Eagle has been to the liquer store! LOL[xx(][]


----------



## Fangar (Sep 18, 2005)

No, but as a kid I used to make blow guns where I would hand roll my darts out of paper, CA, and a finishing nail.  One time I was in a hurry and glued my lips completely shut after blowing into the blow gun with the dart still wet with CA.  It was also bad as I had a stuffy nose and could barely breath.  My sister used nail polish remover to get my lips open.  I was wounded for weeks.  

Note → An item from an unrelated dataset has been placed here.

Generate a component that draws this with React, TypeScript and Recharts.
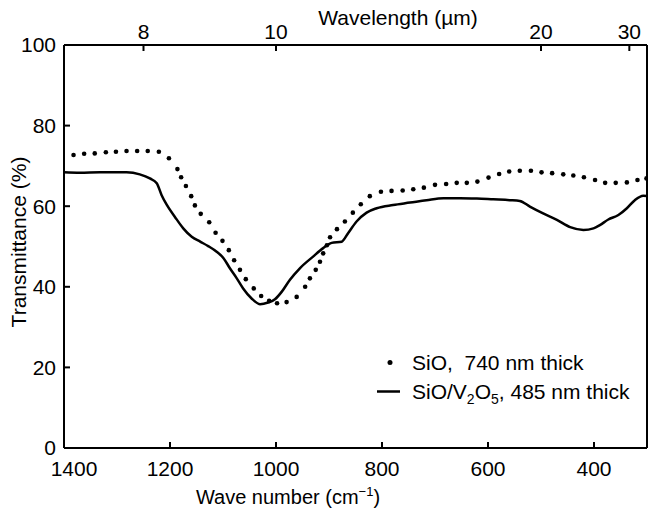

LOL.  What a dumb boy I was.... Uh Am.


James


----------



## ctEaglesc (Sep 18, 2005)

> _Originally posted by Fangar_
> <br />No, but as a kid I used to make blow guns where I would hand roll my darts out of paper, CA, and a finishing nail.  One time I was in a hurry and glued my lips completely shut after blowing into the blow gun with the dart still wet with CA.  It was also bad as I had a stuffy nose and could barely breath.  My sister used nail polish remover to get my lips open.  I was wounded for weeks.
> 
> LOL.  What a dumb boy I was.... Uh Am.
> ...



Compared to that story I feel like a genius now.
That's for elevating my mental cpacity


----------



## Fangar (Sep 18, 2005)

Glad I could help you out of your sticky situation.

Fangar


----------



## woodscavenger (Sep 18, 2005)

Good one James, thanks for sharing!


----------



## Travlr7 (Sep 18, 2005)

Been Careful.........Always point it away from me, but I have glued some things together that I didn't want to doing it.

Bruce


----------



## slincoln (Sep 19, 2005)

> _Originally posted by cteaglesc_
> <br />HAve you ever squirted CA glue in your ear while testing to see if the nozzle is clogged.
> (Don't ask why I selected this question)

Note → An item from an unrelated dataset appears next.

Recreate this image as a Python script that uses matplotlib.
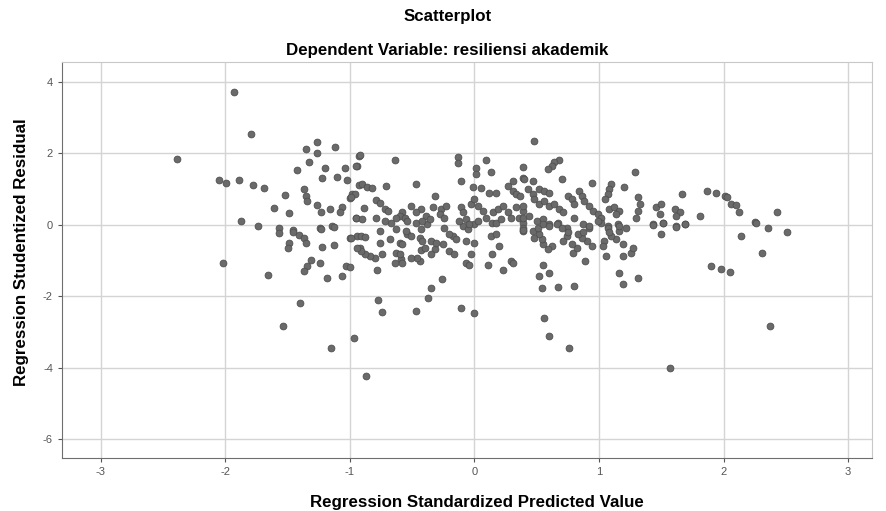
import matplotlib.pyplot as plt

# predicted (x) and residual (y) values
pred = [
    -2.39, -1.93, -1.79, -1.26, -1.12, -1.35, -1.26, -0.93, -1.33, -0.94,
    -1.20, -1.04, -1.42, -1.22, -1.10, -1.02, -2.05, -1.99, -1.89, -1.78,
    -1.69, -0.93, -1.37, -1.52, -0.98, -1.00, -1.35, -1.34, -1.26, -1.23,
    -1.16, -1.06, -1.08, -1.61, -1.49, -0.95, -1.87, -1.74, -1.57, -1.24,
    -1.14, -1.46,
    -1.57, -1.46, -1.41, -1.37, -1.35, -1.49, -1.50, -1.23, -1.13, -1.00,
    -0.94, -1.22, -1.13, -0.92, -2.02, -1.31, -1.34, -1.37, -1.24, -1.03,
    -1.66, -1.18, -1.06, -1.40, -1.54, -0.97, -1.15, -0.87,
    -0.77, -0.74, -0.47, -0.37, -0.35, -0.26, -0.11, 0.00, -0.78, -0.64,
    -1.00, -0.07, -0.04, 0.11, 0.23, 0.29, 0.31, 0.14, 0.20, 0.13,
    0.17, 0.39, -0.03, -0.20, -0.16, 0.00, -0.07, -0.17, -0.15, -0.20,
    -0.25, -0.32, -0.35, -0.44, -0.46, -0.43, -0.40, -0.51, -0.59, -0.58,
    -0.63, -0.60, -0.74, -0.80, -0.84, -0.88, -0.91, -0.94, -0.76, -0.68,
    -0.91, -0.88, -0.99, -0.60, -0.58, -0.54, -0.51, -0.55, -0.44, -0.42,
    -0.35, -0.31, -0.76, -0.63, -0.67, -0.24, -0.09, -0.05, 0.00, 0.14,
    0.39, -0.47, -0.38, -0.43,
    -0.92, -0.95, -0.64, -0.13, -0.13, 0.09, 0.01, 0.01, 0.13, 0.39,
    0.39, 0.31, -0.11, -0.47, -0.71, -0.90, -0.86, -0.82, -0.96, -0.99,
    -0.32, -0.01, 0.05, 0.12, 0.17, 0.27, 0.31, 0.33, -0.79, -0.76,
    -0.89, -0.72, -0.69, -0.51, -0.43, -0.47, -0.33, -0.27, -0.23, -0.58,
    -0.60, -0.63, -0.56, -0.54, -0.39, -0.36, -0.42, -0.11, -0.09, -0.03,
    0.00, 0.03, 0.07, 0.09, 0.15, 0.19, 0.23, 0.27, 0.33, 0.39,
    0.36, 0.29, -0.95, -0.90, -0.79, -0.72, -0.28, -0.24, -0.12, -0.07,
    -0.04, 0.03, 0.17, 0.21, 0.39,
    0.48, 0.68, 0.64, 0.62, 0.59, 0.70, 0.40, 0.47, 1.29, 0.94,
    1.10, 1.08, 1.07, 1.05, 1.20, 1.67, 0.43, 0.47, 0.52, 0.56,
    0.60, 0.37, 0.39, 0.48, 0.52, 0.56, 0.60, 0.64, 0.68, 0.71,
    0.75, 0.78, 0.80, 0.84, 0.86, 0.88, 0.92, 0.95, 0.99, 1.02,
    1.08, 1.12, 1.16, 1.14, 1.31, 1.33, 1.31, 1.30, 1.46, 1.50,
    1.49, 1.61, 1.65, 1.62, 1.43, 1.51, 1.62, 1.69, 0.39, 0.44,
    0.50, 0.55, 0.60, 0.67, 0.74, 0.80, 0.87, 0.92, 1.02, 1.07,
    1.15, 1.22,
    1.87, 1.94, 2.01, 2.03, 2.06, 2.10, 2.12, 1.81, 2.43, 2.25,
    2.26, 2.36, 2.51, 2.14, 2.31, 1.90, 1.98, 2.05, 2.37, 1.57,
    0.56, 0.60, 0.76, 0.54, 0.67, 0.80, 0.52, 0.60, 0.55, 0.89,
    1.16, 1.19, 1.31, 1.06, 1.19, 1.26, 1.27, 1.19, 1.14, 1.10,
    1.04, 1.03, 0.94, 0.90, 0.86, 0.83, 0.87, 0.79, 0.82, 0.78,
    0.74, 0.71, 0.75, 0.62, 0.59, 0.55, 0.54, 0.52, 0.48, 0.47,
    0.51, 0.55, 0.60, 0.66, 0.70, 0.39, 1.07, 1.16, 1.16, 1.08,
    1.43, 1.51, 1.62, 1.69, 1.50, 0.99, 0.92,
]
resid = [
    1.85, 3.71, 2.54, 2.32, 2.17, 2.12, 2.00, 1.93, 1.75, 1.63,
    1.59, 1.59, 1.53, 1.30, 1.34, 1.25, 1.26, 1.18, 1.25, 1.12,
    1.03, 1.12, 1.00, 0.82, 0.86, 0.75, 0.81, 0.67, 0.56, 0.35,
    0.44, 0.49, 0.35, 0.46, 0.32, 0.20, 0.09, -0.05, -0.08, -0.08,
    -0.05, -0.15,
    -0.24, -0.21, -0.28, -0.36, -0.50, -0.50, -0.64, -0.12, -0.06, -0.37,
    -0.31, -0.62, -0.56, -0.64, -1.06, -0.99, -1.15, -1.29, -1.07, -1.15,
    -1.40, -1.48, -1.43, -2.19, -2.85, -3.16, -3.45, -4.23,
    -2.10, -2.44, -2.41, -2.05, -1.76, -1.52, -2.34, -2.46, -1.27, -1.08,
    -1.18, -1.08, -1.12, -1.12, -1.27, -1.01, -1.06, -0.82, -0.59, -0.31,
    -0.26, -0.17, -0.82, -0.75, -0.82, -0.52, -0.45, -0.31, -0.40, -0.26,
    -0.54, -0.68, -0.82, -1.01, -0.92, -0.71, -0.64, -0.92, -0.96, -1.06,
    -0.78, -0.82, -0.82, -0.92, -0.87, -0.82, -0.73, -0.64, -0.50, -0.40,
    -0.31, -0.34, -0.37, -0.50, -0.54, -0.26, -0.31, -0.17, -0.36, -0.45,
    -0.45, -0.50, -0.17, -0.12, 0.06, -0.08, -0.03, -0.12, 0.02, 0.06,
    0.06, 0.06, 0.02, -0.12,
    1.96, 1.65, 1.81, 1.90, 1.72, 1.82, 1.59, 1.42, 1.47, 1.62,
    1.31, 1.23, 1.23, 1.14, 1.07, 1.14, 1.06, 1.03, 0.86, 0.77,
    0.81, 1.06, 1.03, 0.90, 0.88, 1.09, 0.95, 0.86, 0.69, 0.62,
    0.47, 0.44, 0.37, 0.53, 0.44, 0.35, 0.49, 0.44, 0.53, 0.35,
    0.25, 0.20, 0.20, 0.11, 0.25, 0.16, 0.11, 0.49, 0.35, 0.58,
    0.72, 0.53, 0.39, 0.20, 0.35, 0.44, 0.53, 0.35, 0.49, 0.39,
    0.20, 0.20, 0.20, 0.16, 0.20, 0.11, 0.30, 0.20, 0.11, 0.16,
    0.02, 0.11, 0.06, 0.16, -0.08,
    2.35, 1.81, 1.75, 1.65, 1.56, 1.28, 1.28, 1.23, 1.47, 1.18,
    1.14, 1.00, 0.86, 0.72, 1.06, 0.86, 1.00, 0.86, 1.00, 0.95,
    0.88, 0.81, 0.53, 0.72, 0.58, 0.67, 0.53, 0.58, 0.44, 0.35,
    0.81, 0.72, 0.58, 0.95, 0.81, 0.67, 0.53, 0.39, 0.30, 0.20,
    0.44, 0.49, 0.39, 0.30, 0.77, 0.58, 0.39, 0.20, 0.49, 0.58,
    0.30, 0.44, 0.35, 0.25, 0.02, 0.06, -0.03, 0.02, 0.20, 0.25,
    0.11, 0.16, 0.02, 0.06, -0.08, 0.20, 0.02, -0.08, 0.06, -0.03,
    0.02, -0.08,
    0.95, 0.90, 0.81, 0.77, 0.58, 0.56, 0.36, 0.25, 0.36, 0.08,
    0.05, -0.08, -0.21, -0.31, -0.80, -1.15, -1.23, -1.32, -2.83, -4.02,
    -2.60, -3.11, -3.44, -1.76, -1.74, -1.73, -1.43, -1.35, -1.12, -1.03,
    -1.34, -1.66, -1.49, -0.87, -0.87, -0.78, -0.64, -0.54, -0.40, -0.31,
    -0.45, -0.59, -0.59, -0.45, -0.36, -0.26, -0.21, -0.78, -0.64, -0.54,
    -0.31, -0.45, -0.21, -0.59, -0.68, -0.54, -0.40, -0.26, -0.36, -0.17,
    -0.08, 0.02, -0.03, 0.02, -0.08, -0.15, -0.08, -0.17, -0.03, -0.21,
    0.00, 0.04, -0.06, 0.02, -0.26, 0.11, -0.03,
]

x_ticks = [-3, -2, -1, 0, 1, 2, 3]
y_ticks = [4, 2, 0, -2, -4, -6]

plt.rcParams['font.family'] = ['Liberation Sans', 'DejaVu Sans']
# SPSS prints a plain hyphen for negative ticks
plt.rcParams['axes.unicode_minus'] = False

fig = plt.figure(figsize=(8.86, 5.11), dpi=100)
ax = fig.add_axes([0.070, 0.104, 0.914, 0.775])

ax.scatter(pred, resid, s=24, c='#6a6a6a', edgecolors='#505050',
           linewidths=0.6, zorder=3)

ax.set_xlim(-3.31, 3.19)
ax.set_ylim(-6.53, 4.56)
ax.set_xticks(x_ticks)
ax.set_yticks(y_ticks)
ax.grid(True, color='#d4d4d4', linewidth=1.0, zorder=0)
ax.set_axisbelow(True)

for side in ['top', 'right']:
    ax.spines[side].set_color('#c8c8c8')
for side in ['left', 'bottom']:
    ax.spines[side].set_color('#6e6e6e')

ax.tick_params(axis='both', labelsize=8, colors='#555555', length=3,
               width=0.8)

ax.set_xlabel('Regression Standardized Predicted Value', fontsize=12.2,
              fontweight='bold')
ax.set_ylabel('Regression Studentized Residual', fontsize=12.2,
              fontweight='bold')
ax.xaxis.set_label_coords(0.512, -0.095)
ax.yaxis.set_label_coords(-0.041, 0.52)

fig.text(0.505, 0.967, 'Scatterplot', ha='center', va='center',
         fontsize=12.2, fontweight='bold')
fig.text(0.505, 0.902, 'Dependent Variable: resiliensi akademik',
         ha='center', va='center', fontsize=12.2, fontweight='bold')

fig.savefig('out.png', dpi=100)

I haven't done that but, did get some on my fly once.  Didn't discover it until some time later after some liquid refreshments.[:I]


----------



## ctEaglesc (Sep 20, 2005)

> _Originally posted by slincoln_
> <br />
> 
> 
> ...


I'm not even going to ask.[^]


----------



## alamocdc (Sep 20, 2005)

ROTFLMAO, Eagle! You can only imagine the visual I got with this! To answer your question; nope, but I spun some into my eye about 20 years ago while making wire spoke wheels for an RC plane. [B)][:0][xx(] SPent 4 hours in the base ER with a saline drip running in my eye. No damage, other than to my pride. []


----------



## JimGo (Sep 20, 2005)

I wear hearing aids, so if I did this, I'd be in REAL trouble!  But, if it makes you feel better, somehow I managed to get a big glop of CA in my hair a few weeks ago.  It was right where the band from my face shield went around my head, and when I pulled off the face shield I didn't know it was there.  Rather painful, and a royal pain to get out of my hair!  I've also glued fingers together too many times to count, and have a nice blister on the pad of my middle finger that is still recovering from some CA that got extra hot about 2 weeks ago.


----------



## ctEaglesc (Sep 21, 2005)

I have found the easiest way to get it off my fingers(all that I don't pick off while watching T.V. at nite) is a "pumice" stone I bought at the Dollar store.
It has a brush on the other end.
I have tried acetone and it will work,but I have other uses for acetone.


----------



## Murphy (Oct 4, 2005)

I am fairly new to this site and new to penturning too.  Unfortuneatly CA glue seems to be the answer to a lot of things in penturning.  When I finally get this pen blank unglued from the palm of my hand and get around to cleaning all the CA off my lathe, I would love to discuss this with all of you one time. Obviously I am much to smart to put this near my ear. (HA)
Dale


----------